Abstract

Party Politics readers should focus on the book’s subtitle, Republican and Democratic Platforms: 1840-2016, and not on its title, Envisioning America and the American Self. Sociologist Scott Applerouth framed his study around Diane Margolis’ 1998 book, The Fabric of Self: A Theory of Ethics and Emotions. I am not competent to comment on Appelrouth’s social psychological framework, so my review covers only his extraordinary historical analysis of all past Democratic and Republican party platforms. His book is the most comprehensive study of both parties’ platforms now in print.
This is not the place to survey the vast research on party platforms. Instead, I offer summary observations on researchers’ scope of coverage, their focus of inquiry, and their methods of analysis. Concerning scope, most scholars cover a limited time span and often only one party. Their foci vary widely; some study platform positions on a particular topic, such as abortion, tariff, or civil rights. Others ask whether parties’ tend to deliver on platform promises (finding that they usually do). Their research methods also vary widely, from pre-computer studies that discuss platform planks, to statistical analysis of mentioned themes, to quantitative content analysis of entire platform texts.
Appelrouth’s book checks all the boxes on scope, focus, and methods. He includes the full texts of all 45 Democratic platforms from 1840 to 2016 and all 41 Republican platforms from 1856 to 2016. He maps all likely topics of coverage during those years using modern techniques of computer analysis. While he pays no special attention to platform planks as concrete reflections of party principles, he profusely illustrates his analysis with quotations from specific party platforms.
The book has only 125 pages and skips quickly over topics that interest many students of party politics. “Ideological polarization” is justifiably dismissed in 15 pages, four of which graph House and Senate liberal-conservative congressional nominate scores over time. Appelrouth properly argues that current meanings of liberal and conservative do not apply to Nineteenth Century politics. An even shorter nine-page chapter attempts to establish “the Cultural Grounds of Political Ideology” in the “self and community,” invoking concepts of the “obligated self,” the “cosmic self,” and “relational morality.”
The 10-page chapter that follows describes how topic modeling, “a software-assisted, inductive method for assigning topics to a corpus,” identified 18 topics in Republican platforms and 14 topics in Democratic platforms based on word patterns. (p.40) The most frequent topic for Republicans was “Agricultural and Industrial Policy”; the second was “The Military.” The top two for Democrats were “A New World Order” and “Farm Policies.” Graphs show how these topics (all 18 and 14) distributed over presidential election years.

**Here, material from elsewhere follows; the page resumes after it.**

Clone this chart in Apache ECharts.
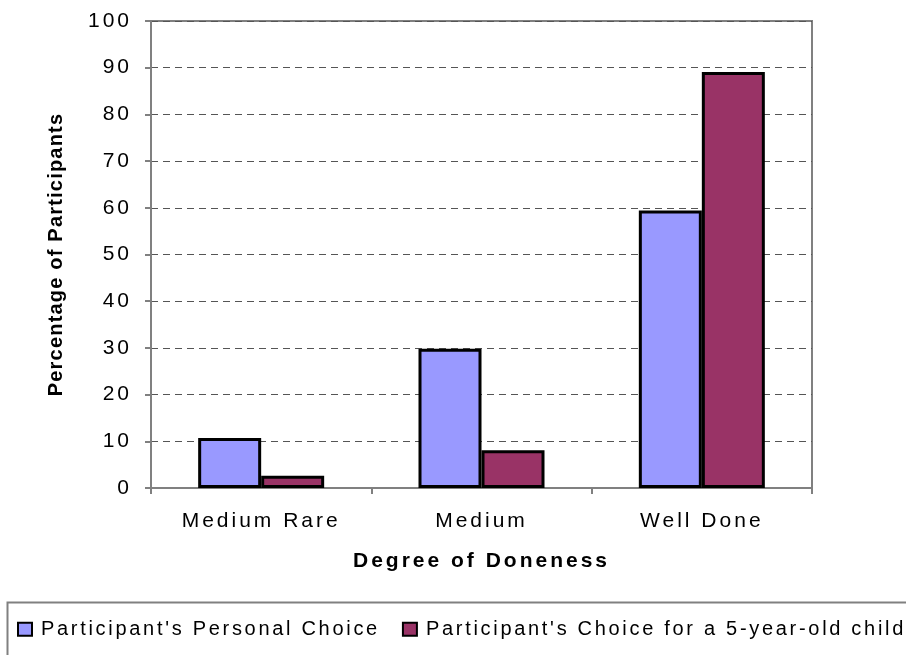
<!DOCTYPE html>
<html>
<head>
<meta charset="utf-8">
<script src="https://cdn.jsdelivr.net/npm/echarts@6/dist/echarts.min.js"></script>
<style>html,body{margin:0;padding:0;background:#fff}#c{width:906px;height:655px}</style>
</head>
<body>
<div id="c"></div>
<script>
var categories = ["Medium Rare", "Medium", "Well Done"];
var personalChoice = [10.7, 29.8, 59.4];
var childChoice = [2.6, 8.1, 89.1];
var seriesNames = ["Participant's Personal Choice", "Participant's Choice for a 5-year-old child"];
var yTicks = [0, 10, 20, 30, 40, 50, 60, 70, 80, 90, 100];

// letter spacing (the reference text is spaced out)
(function () {
  var P = CanvasRenderingContext2D.prototype;
  function sp(font) {
    if (/Liberation/.test(font)) {
      return (/(^|\s)20px/.test(font) && !/bold/.test(font)) ? '2.7px' : '3px';
    }
    if (/Arial/.test(font)) return '1.2px';
    return '0px';
  }
  ['fillText', 'strokeText', 'measureText'].forEach(function (k) {
    var orig = P[k];
    P[k] = function () {
      try { this.letterSpacing = sp(this.font); } catch (e) {}
      return orig.apply(this, arguments);
    };
  });
})();

var chart = echarts.init(document.getElementById('c'), null, {renderer: 'canvas'});
var font = 'Liberation Sans, sans-serif';
chart.setOption({
  animation: false,
  backgroundColor: '#fff',
  textStyle: {fontFamily: font, color: '#000'},
  grid: {left: 151, right: 94, top: 21, bottom: 167, show: true, borderColor: '#808080', borderWidth: 2, backgroundColor: 'transparent'},
  graphic: [{
    type: 'rect', left: 5, top: 600, shape: {x: 0, y: 0, width: 930, height: 70},
    style: {fill: 'none', stroke: '#808080', lineWidth: 2}, z: -1
  }],
  legend: {
    left: 12, top: 613, width: 1400, itemWidth: 14, itemHeight: 13, itemGap: 22,
    icon: 'rect',
    textStyle: {fontSize: 20, color: '#000', fontFamily: font, padding: [0, 0, 0, 4]},
    data: seriesNames
  },
  xAxis: {
    type: 'category', data: categories,
    name: 'Degree of Doneness', nameLocation: 'middle', nameGap: 61,
    nameTextStyle: {fontSize: 21, fontWeight: 'bold', color: '#000', fontFamily: font},
    axisLine: {lineStyle: {color: '#808080', width: 2}},
    axisTick: {show: true, length: 6, lineStyle: {color: '#808080', width: 2}},
    axisLabel: {fontSize: 21, color: '#000', margin: 21, fontFamily: font}
  },
  yAxis: {
    type: 'value', min: 0, max: 100, interval: 10,
    name: 'Percentage of Participants', nameLocation: 'middle', nameGap: 84,
    nameTextStyle: {fontSize: 20, fontWeight: 'bold', color: '#000', fontFamily: 'Arial, sans-serif'},
    axisLine: {show: true, lineStyle: {color: '#808080', width: 2}},
    axisTick: {show: true, length: 6, lineStyle: {color: '#808080', width: 2}},
    axisLabel: {fontSize: 21, color: '#000', margin: 19, fontFamily: font,
      formatter: function (v) { return yTicks.indexOf(v) >= 0 ? String(v) : ''; }},
    splitLine: {show: true, lineStyle: {color: '#555', width: 1, type: [7, 5]}}
  },
  series: [{
    name: seriesNames[0], type: 'bar', data: personalChoice,
    barWidth: 63, barGap: '0%',
    itemStyle: {color: '#9999FF', borderColor: '#000', borderWidth: 3}
  }, {
    name: seriesNames[1], type: 'bar', data: childChoice,
    barWidth: 63, barGap: '0%',
    itemStyle: {color: '#993366', borderColor: '#000', borderWidth: 3}
  }]
});
</script>
</body>
</html>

Applerouth warns, “not only can the clusters of words be difficult to decipher, but they also may not include terms that are known recur frequently,” (p. 1) and later admits: “On their own, the topic models do not expose how each party crafted its vision of the nation” (p.47). Nevertheless, “In the chapters that follow” he uses the topics to explore “a closer reading of the platforms, a reading that is informed by the central topics identified here. (p 47)”
In a 50-page chapter (longest in the book) on the Republican Party, Applerouth says its “platforms were dominated by three topics: Governmental Power (Topic 2), Party Politics and Fiscal Policy (Topic 8), and Maintaining the Union (Topic 17)” (p. 50). Why the next-to-the-last most frequent topic (17 out of 18) is a dominant topic is unclear. However, how Applerouth deciphered the computer-generated topics is less important than how expertly he quotes platform passages (specifying years) in his analysis: ‘Republicans offered a clear diagnosis for the nation’s ills: “(A)t the root most of our troubles today is the misguided and discredited philosophy of an all-powerful government, ceaselessly striving to subsidize, manipulate, and control individuals” (1980). Declaring itself to be the “party of individual Americans,” it is “Republicans [who] stood at the rampart of freedom, defending the individual against the domineering state” (1992).’
A shorter (30-page) chapter on the Democratic Party also skillfully cited platforms to show how Democrats identified and promoted new rights: ‘the right to earn enough to provide adequate food and clothing and recreation” (1960); “the right to adequate protection from the economic fears of old age, sick employment” (ibid.); the right “to another job” if “any man or woman workers displaced by a machine or by technological change” (1964); a “right to as much education and training as he desires and can master . . . Even if his family cannot pay for this education” (1968); . . . “the right to quality, safety, and the lowest possible cost on goods and services “(1972)’ (p. 91).
Party politics scholars will probably be disappointed by Appelrouth’s computerized “topic modeling” applied to the Democratic and Republican party platforms, which seemed not to produce clear results. Readers more interested in politics than social psychology may find little of interest in his interpretative framework. Nevertheless, parties’ scholars should appreciate Appelrouth’s study of American party platforms and his selective, informative quotations of passages to describe the parties’ positions. No other book combines such breadth and texture in discussing the platforms of the two major US parties since their founding.